From a young age, my parents taught me to list off my ethnicities for anyone who asked. If a stranger told me I looked “exotic” or “unique,” I was trained to nod and accept their comments as compliments. If someone asked me which parent was which race, I knew to let them interrupt me mid-answer, so they could guess.

“Your mom’s the Asian one and your dad’s the white one,” they’d always say. “Right? I mean, it’s just never the other way around.”

Your mom’s the Asian one and your dad’s the white one ... Right? I mean, it’s just never the other way around.

Despite being unfamiliar with the term as a child, “yellow fever”—that is, when a non-Asian person has a clear sexual preference for people of Asian descent—was never far out of reach. At first, it was the narrative that others would automatically apply to my parents. Then, later on, it became a nuisance I encountered first-hand.

Rooted in stereotypes about Asian women, specifically that we’re submissive and hypersexual, yellow fever perpetuates harmful notions of femininity and gender. Aesthetically, we’re also considered “safe”: exotic enough without straying too far from the comfort of whiteness.

White desire feels uncomfortable to me, but as the daughter of an interracial couple, I know this mindset might seem hypocritical. As someone who has been the target of fetishization—both for being mixed and for being Asian—I struggle to reconcile this objectification with the fact that I’m half-white.

After my parents divorced when I was 9, my mom raised me on her own. Racially and culturally, I identify more with my Asian side, but being biracial adds a layer of guilt and perceived “inauthenticity” to my experiences with race. People of color and white people have made it clear that I’m not enough of either race to own my experiences in the same way as someone who’s 100%.

For the most part, my parents subvert the yellow fever stereotype: My mom is an alpha female who suffers no man, and my dad doesn’t really care who he’s dating as long as he’s not alone. For a white guy from Ohio, my father has a surprisingly diverse dating history, but I can’t help but wonder if I’ve subconsciously dismissed the possibility that he has yellow fever because of what that would imply about my parents’ relationship, and therefore, my entire existence. No one likes to imagine their parents as sexual beings, let alone ones with a race-based fetish. If my dad had yellow fever, that would make me a product of it— a horrifying prospect for a woman of color who has experienced fetishization. What if he happened to be the kind of man I actively avoid?

Image via Gina Mei

Like many Asian women, I’m wary of white people who show romantic interest in me. Growing up in white suburbia, I was conditioned to believe that looking different from everyone else meant I was inferior. The fact that it was rare to see people of color—especially racially ambiguous ones—on screen only confirmed my flawed logic. When the people who’ve ignored and actively teased you for years suddenly want to date you, it’s easy to become suspicious.

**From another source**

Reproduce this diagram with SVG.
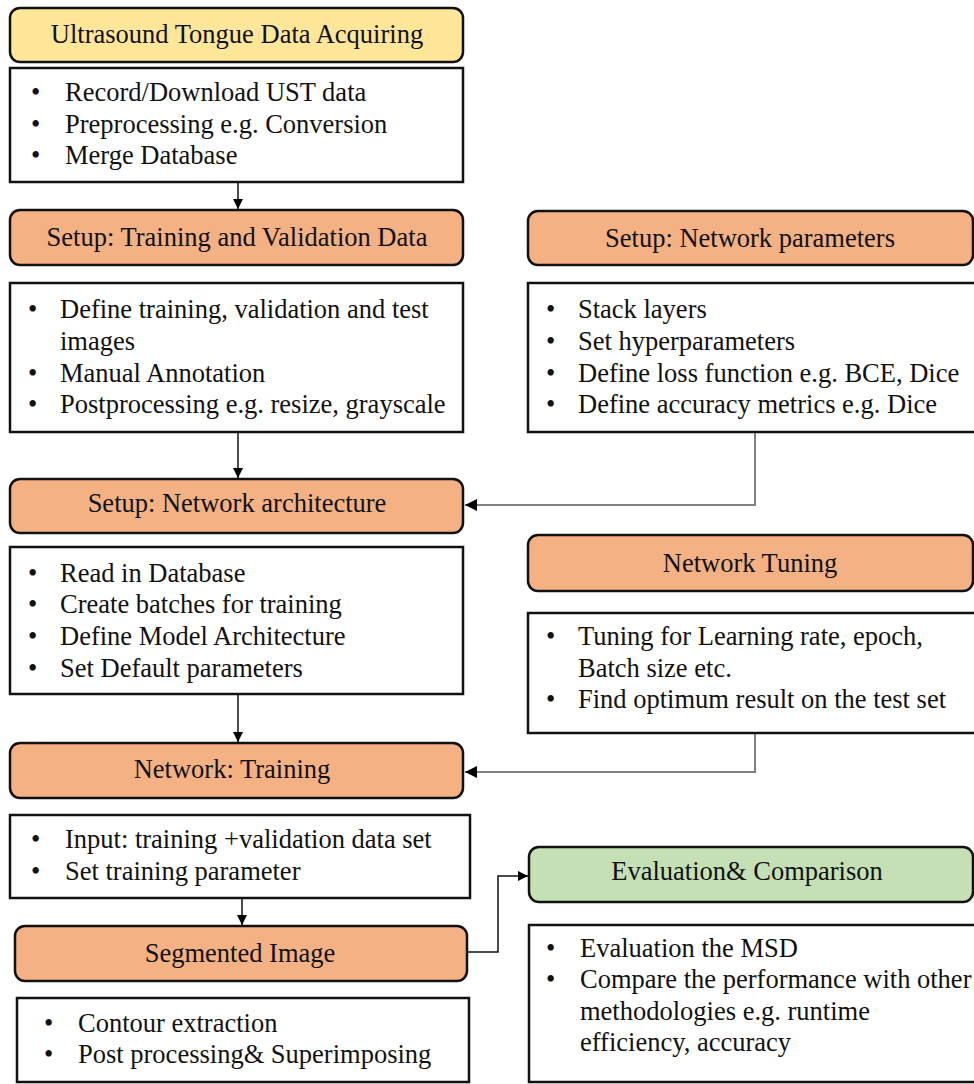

This feeling was amplified when I started high school, and began to have more experiences with dating and, eventually, sex. Suddenly, people found my differences desirable, whereas before, they made me weird. At the time, I didn’t know I was being fetishized, but I was aware that these white suitors pursued me because they thought I was exotic.

As a mixed-race woman who’s neither white-passing nor Chinese-passing, I’ve also learned that yellow fever is largely psychological. There are countless people who barely look in my direction, only to do a complete 180 and launch into a spiel about their love for Asian beauty, upon discovering my race—regardless of whether they’re interested in sleeping with me or not. Moments ago, they couldn’t see any Asianness in me, but finding out that I’m Asian apparently causes my face to warp before their eyes. “Did you not find me attractive until you found out I was half-Chinese?” I onced asked a suitor. After he responded in the affirmative, I walked away in shock.

If you consistently gravitate towards one race over others, it’s worth asking yourself why that’s the case.

Ultimately, you can’t help who you’re attracted to—but if you consistently gravitate towards one race over others, it’s worth asking yourself why that’s the case. We don’t live in a post-racial society, so it takes time to unlearn every messed-up thing about race we’ve ever absorbed.

Despite recent progress, many still see interracial relationships as taboo, and mixed-race people are a physical manifestation of that. But I’m grateful for my racial identity. Indeed, having interracial parents taught me to challenge and expand my ideas of love and sexuality, to not let ingrained racism limit my options.